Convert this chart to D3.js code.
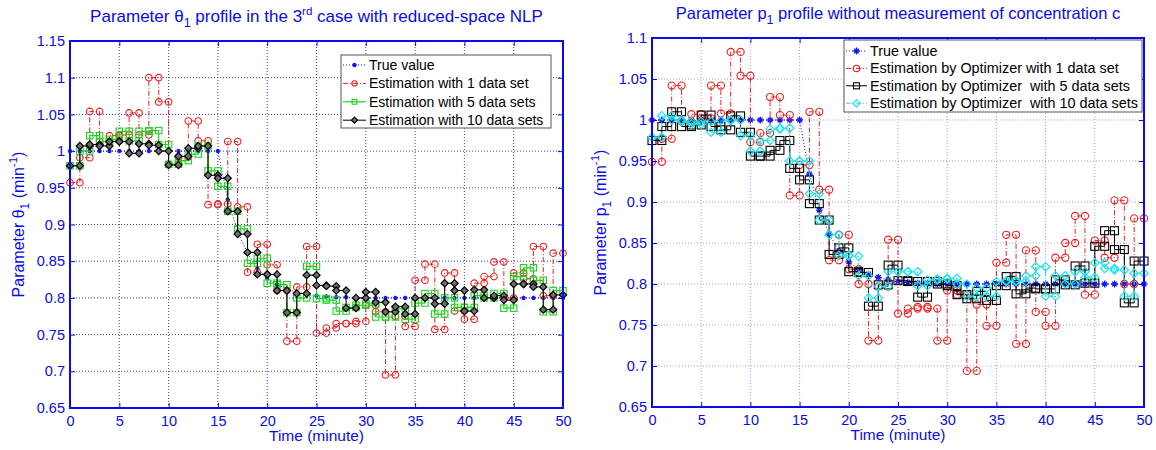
<!DOCTYPE html>
<html>
<head>
<meta charset="utf-8">
<script src="https://cdnjs.cloudflare.com/ajax/libs/d3/7.8.5/d3.min.js"></script>
<style>
  body { margin: 0; background: #fff; }
  text { font-family: "Liberation Sans", Arial, sans-serif; }
</style>
</head>
<body>
<svg id="chart" width="1156" height="450"></svg>
<script>
// ---- data ---------------------------------------------------------------
const xTicks = [0, 5, 10, 15, 20, 25, 30, 35, 40, 45, 50];
const thetaTicks = [0.65, 0.7, 0.75, 0.8, 0.85, 0.9, 0.95, 1, 1.05, 1.1, 1.15];
const p1Ticks = [0.65, 0.7, 0.75, 0.8, 0.85, 0.9, 0.95, 1, 1.05, 1.1];

// true parameter value at every minute, t = 0..50
const trueProfile = [
  1, 1, 1, 1, 1, 1, 1, 1, 1, 1, 1, 1, 1, 1, 1, 1,
  0.934, 0.89, 0.861, 0.84, 0.827, 0.818, 0.812, 0.808, 0.805, 0.803,
  0.802, 0.801, 0.801, 0.8, 0.8, 0.8, 0.8, 0.8, 0.8, 0.8, 0.8, 0.8,
  0.8, 0.8, 0.8, 0.8, 0.8, 0.8, 0.8, 0.8, 0.8, 0.8, 0.8, 0.8, 0.8
];

// piecewise-constant estimates, one value per minute interval [k, k+1]
const theta1Set1 = [
  0.957, 0.991, 1.054, 1.013, 1.021, 1.022, 1.052, 1.022, 1.100, 1.067,
  0.982, 0.992, 1.041, 1.014, 0.927, 0.928, 1.013, 0.924, 0.835, 0.873,
  0.845, 0.810, 0.741, 0.815, 0.870, 0.752, 0.759, 0.765, 0.765, 0.768,
  0.790, 0.781, 0.695, 0.775, 0.761, 0.824, 0.846, 0.757, 0.834, 0.782,
  0.771, 0.820, 0.829, 0.849, 0.800, 0.834, 0.826, 0.870, 0.803, 0.861
];
const theta1Set5 = [
  0.980, 1.000, 1.021, 1.013, 1.016, 1.027, 1.014, 1.027, 1.028, 1.009,
  0.982, 0.987, 0.996, 1.007, 0.973, 0.952, 0.918, 0.894, 0.847, 0.854,
  0.820, 0.818, 0.780, 0.800, 0.843, 0.799, 0.797, 0.782, 0.787, 0.790,
  0.792, 0.774, 0.774, 0.785, 0.771, 0.793, 0.806, 0.778, 0.800, 0.787,
  0.787, 0.803, 0.800, 0.806, 0.786, 0.829, 0.841, 0.824, 0.781, 0.810
];
const theta1Set10 = [
  0.980, 1.007, 1.009, 1.007, 1.013, 1.013, 0.997, 1.010, 1.008, 1.000,
  0.981, 0.993, 1.004, 1.007, 0.967, 0.963, 0.918, 0.887, 0.862, 0.832,
  0.832, 0.810, 0.780, 0.806, 0.831, 0.817, 0.816, 0.810, 0.786, 0.800,
  0.808, 0.794, 0.781, 0.788, 0.778, 0.800, 0.800, 0.792, 0.820, 0.810,
  0.782, 0.811, 0.800, 0.803, 0.797, 0.819, 0.819, 0.815, 0.784, 0.804
];

const p1Set1 = [
  0.949, 0.977, 1.042, 0.998, 1.007, 1.002, 1.042, 1.008, 1.083, 1.054,
  0.973, 0.984, 1.028, 1.006, 0.908, 0.945, 1.010, 0.915, 0.829, 0.860,
  0.818, 0.800, 0.731, 0.797, 0.854, 0.764, 0.770, 0.772, 0.770, 0.731,
  0.792, 0.787, 0.694, 0.775, 0.749, 0.826, 0.860, 0.727, 0.841, 0.766,
  0.749, 0.832, 0.850, 0.883, 0.787, 0.853, 0.832, 0.902, 0.800, 0.880
];
const p1Set5 = [
  0.975, 0.992, 1.010, 0.992, 0.994, 1.006, 0.992, 0.988, 1.005, 0.985,
  0.956, 0.956, 0.963, 0.975, 0.941, 0.927, 0.898, 0.878, 0.836, 0.844,
  0.815, 0.814, 0.773, 0.799, 0.823, 0.804, 0.803, 0.784, 0.803, 0.800,
  0.798, 0.787, 0.782, 0.791, 0.780, 0.798, 0.809, 0.788, 0.795, 0.794,
  0.794, 0.805, 0.799, 0.822, 0.801, 0.846, 0.865, 0.842, 0.777, 0.828
];
const p1Set10 = [
  0.979, 1.005, 1.000, 0.998, 0.995, 0.998, 0.985, 0.999, 1.000, 0.981,
  0.962, 0.975, 0.989, 0.990, 0.950, 0.950, 0.910, 0.878, 0.860, 0.835,
  0.834, 0.810, 0.783, 0.797, 0.815, 0.815, 0.815, 0.798, 0.805, 0.806,
  0.807, 0.800, 0.785, 0.795, 0.785, 0.803, 0.804, 0.803, 0.810, 0.821,
  0.785, 0.810, 0.800, 0.815, 0.808, 0.826, 0.819, 0.817, 0.785, 0.813
];

// ---- drawing ------------------------------------------------------------
const svg = d3.select("#chart");
const AXIS_BLUE = "#0a0af0";

// marker shapes
function drawMarker(sel, shape, size, color, fill) {
  if (shape === "circle") {
    sel.append("circle").attr("r", size).attr("fill", fill || "none")
      .attr("stroke", color).attr("stroke-width", 1.1);
  } else if (shape === "square") {
    sel.append("rect").attr("x", -size).attr("y", -size)
      .attr("width", size * 2).attr("height", size * 2)
      .attr("fill", fill || "none").attr("stroke", color).attr("stroke-width", 1.1);
  } else if (shape === "diamond") {
    sel.append("path").attr("d", `M0,${-size}L${size},0L0,${size}L${-size},0Z`)
      .attr("fill", fill || "none").attr("stroke", color).attr("stroke-width", 1.2);
  } else if (shape === "star") {
    const d = size * 0.7;
    sel.append("path")
      .attr("d", `M${-size},0H${size}M0,${-size}V${size}M${-d},${-d}L${d},${d}M${-d},${d}L${d},${-d}`)
      .attr("stroke", color).attr("stroke-width", 1.3);
  }
}

function drawPanel(cfg) {
  const g = svg.append("g");
  const x = d3.scaleLinear().domain([0, 50]).range([cfg.left, cfg.right]);
  const y = d3.scaleLinear().domain([0.65, cfg.yMax]).range([cfg.bottom, cfg.top]);

  // grid
  g.append("g").selectAll("line").data(xTicks.slice(1, -1)).join("line")
    .attr("x1", d => x(d)).attr("x2", d => x(d))
    .attr("y1", cfg.top).attr("y2", cfg.bottom)
    .attr("stroke", cfg.gridColor).attr("stroke-dasharray", "1,2");
  g.append("g").selectAll("line").data(cfg.yTicks.slice(1, -1)).join("line")
    .attr("x1", cfg.left).attr("x2", cfg.right)
    .attr("y1", d => y(d)).attr("y2", d => y(d))
    .attr("stroke", cfg.gridColor).attr("stroke-dasharray", "1,2");

  // series
  cfg.series.forEach(s => {
    const sg = g.append("g");
    if (s.stairs) {
      const pts = s.values.map((v, k) => [k, v]).concat([[s.values.length, s.values[s.values.length - 1]]]);
      const line = d3.line().x(d => x(d[0])).y(d => y(d[1])).curve(d3.curveStepAfter);
      sg.append("path").attr("d", line(pts)).attr("fill", "none")
        .attr("stroke", s.color).attr("stroke-width", s.width || 1)
        .attr("stroke-dasharray", s.dash || null);
      const marks = [];
      s.values.forEach((v, k) => { marks.push([k, v]); marks.push([k + 1, v]); });
      sg.selectAll("g.m").data(marks).join("g").attr("class", "m")
        .attr("transform", d => `translate(${x(d[0])},${y(d[1])})`)
        .each(function () { drawMarker(d3.select(this), s.marker, s.size, s.color, s.fill); });
    } else {
      const pts = s.values.map((v, k) => [k, v]);
      const line = d3.line().x(d => x(d[0])).y(d => y(d[1]));
      sg.append("path").attr("d", line(pts)).attr("fill", "none")
        .attr("stroke", s.color).attr("stroke-width", 1)
        .attr("stroke-dasharray", s.dash || null);
      sg.selectAll("g.m").data(pts).join("g").attr("class", "m")
        .attr("transform", d => `translate(${x(d[0])},${y(d[1])})`)
        .each(function () { drawMarker(d3.select(this), s.marker, s.size, s.color, s.fill); });
    }
  });

  // axes (ticks point inwards on all four sides)
  const fmt = d => String(d);
  const ax = [
    g.append("g").attr("transform", `translate(0,${cfg.bottom})`)
      .call(d3.axisBottom(x).tickValues(xTicks).tickSize(-5).tickSizeOuter(0).tickPadding(8).tickFormat(fmt)),
    g.append("g").attr("transform", `translate(${cfg.left},0)`)
      .call(d3.axisLeft(y).tickValues(cfg.yTicks).tickSize(-5).tickSizeOuter(0).tickPadding(5).tickFormat(fmt)),
    g.append("g").attr("transform", `translate(0,${cfg.top})`)
      .call(d3.axisTop(x).tickValues(xTicks).tickSize(-5).tickSizeOuter(0).tickFormat("")),
    g.append("g").attr("transform", `translate(${cfg.right},0)`)
      .call(d3.axisRight(y).tickValues(cfg.yTicks).tickSize(-5).tickSizeOuter(0).tickFormat(""))
  ];
  ax.forEach(a => {
    a.select(".domain").remove();
    a.selectAll(".tick line").attr("stroke", AXIS_BLUE);
    a.selectAll(".tick text").attr("fill", AXIS_BLUE).attr("font-size", 14.5)
      .attr("font-family", "'Liberation Sans', Arial, sans-serif");
  });
  g.append("rect").attr("x", cfg.left).attr("y", cfg.top)
    .attr("width", cfg.right - cfg.left).attr("height", cfg.bottom - cfg.top)
    .attr("fill", "none").attr("stroke", AXIS_BLUE).attr("stroke-width", 2);

  // title
  const cx = (cfg.left + cfg.right) / 2;
  const t = g.append("text").attr("x", cx).attr("y", cfg.titleY)
    .attr("text-anchor", "middle").attr("fill", AXIS_BLUE).attr("font-size", cfg.titleSize);
  cfg.title.forEach(p => {
    const ts = t.append("tspan").text(p.t);
    if (p.sub) ts.attr("font-size", 12.5).attr("dy", 5);
    if (p.sup) ts.attr("font-size", 11.5).attr("dy", -7);
    if (p.back) ts.attr("dy", p.back);
  });

  // x label
  g.append("text").attr("x", cx).attr("y", cfg.bottom + 33)
    .attr("text-anchor", "middle").attr("fill", AXIS_BLUE).attr("font-size", 15.5)
    .text("Time (minute)");

  // y label
  const cy = (cfg.top + cfg.bottom) / 2;
  const yl = g.append("text").attr("transform", `translate(${cfg.yLabelX},${cy}) rotate(-90)`)
    .attr("text-anchor", "middle").attr("fill", AXIS_BLUE).attr("font-size", 16);
  cfg.yLabel.forEach(p => {
    const ts = yl.append("tspan").text(p.t);
    if (p.sub) ts.attr("font-size", 12).attr("dy", 5);
    if (p.sup) ts.attr("font-size", 11.5).attr("dy", -7);
    if (p.back) ts.attr("dy", p.back);
  });

  // legend
  const L = cfg.legend;
  const lg = g.append("g");
  lg.append("rect").attr("x", L.x).attr("y", L.y).attr("width", L.w).attr("height", L.h)
    .attr("fill", "#fff").attr("stroke", "#555").attr("stroke-width", 1);
  cfg.series.forEach((s, i) => {
    const yy = L.y + L.first + i * L.step;
    lg.append("line").attr("x1", L.x + 2).attr("x2", L.x + L.sample)
      .attr("y1", yy).attr("y2", yy).attr("stroke", s.color)
      .attr("stroke-width", s.width || 1).attr("stroke-dasharray", s.dash || null);
    drawMarker(lg.append("g").attr("transform", `translate(${L.x + 2 + (L.sample - 2) / 2},${yy})`),
      s.marker, s.legendSize || s.size, s.color, s.fill);
    lg.append("text").attr("x", L.x + L.sample + 3).attr("y", yy + 5)
      .attr("font-size", L.font).attr("fill", "#000").style("white-space", "pre")
      .text(s.label);
  });
}

drawPanel({
  left: 70, right: 563, top: 41, bottom: 408, yMax: 1.15, yTicks: thetaTicks,
  gridColor: "#3c3cd2", titleY: 22, titleSize: 17, yLabelX: 24,
  title: [{ t: "Parameter \u03B8" }, { t: "1", sub: true }, { t: " profile in the 3", back: -5 },
          { t: "rd", sup: true }, { t: " case with reduced-space NLP", back: 7 }],
  yLabel: [{ t: "Parameter \u03B8" }, { t: "1", sub: true }, { t: " (min", back: -5 },
           { t: "-1", sup: true }, { t: ")", back: 7 }],
  legend: { x: 341, y: 55, w: 210, h: 73, first: 10, step: 18.4, sample: 25, font: 14 },
  series: [
    { label: "True value", values: trueProfile, color: "#1414ff", dash: "1,2", marker: "star", size: 2.2, stairs: false },
    { label: "Estimation with 1 data set", values: theta1Set1, color: "#f01e1e", dash: "5,2,1,2", marker: "circle", size: 3.3, legendSize: 2.6, stairs: true },
    { label: "Estimation with 5 data sets", values: theta1Set5, color: "#1ed21e", marker: "square", size: 3.2, legendSize: 2.4, stairs: true, width: 1.2 },
    { label: "Estimation with 10 data sets", values: theta1Set10, color: "#000", fill: "#707070", marker: "diamond", size: 3.6, legendSize: 3, stairs: true }
  ]
});

drawPanel({
  left: 652, right: 1144, top: 38, bottom: 407, yMax: 1.1, yTicks: p1Ticks,
  gridColor: "#a0a0f0", titleY: 19, titleSize: 16.5, yLabelX: 606,
  title: [{ t: "Parameter p" }, { t: "1", sub: true },
          { t: " profile without measurement of concentration c", back: -5 }],
  yLabel: [{ t: "Parameter p" }, { t: "1", sub: true }, { t: " (min", back: -5 },
           { t: "-1", sup: true }, { t: ")", back: 7 }],
  legend: { x: 844, y: 40, w: 298, h: 72, first: 11, step: 17.4, sample: 23, font: 14.4 },
  series: [
    { label: "True value", values: trueProfile, color: "#1414ff", dash: "1,2", marker: "star", size: 3.4, stairs: false },
    { label: "Estimation by Optimizer with 1 data set", values: p1Set1, color: "#f01e1e", dash: "5,2,1,2", marker: "circle", size: 3.6, legendSize: 3.2, stairs: true },
    { label: "Estimation by Optimizer  with 5 data sets", values: p1Set5, color: "#000", marker: "square", size: 4, legendSize: 3, stairs: true },
    { label: "Estimation by Optimizer  with 10 data sets", values: p1Set10, color: "#14e6f0", dash: "5,2,1,2", marker: "diamond", size: 4.2, legendSize: 3.6, stairs: true }
  ]
});
</script>
</body>
</html>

__________________________________________________

▸ WHAT YOU SHOULD DO:
Examine the data above and state how many of its lines contain the word "chart", with no further remarks.

▸ COMPLETE ANSWER:
3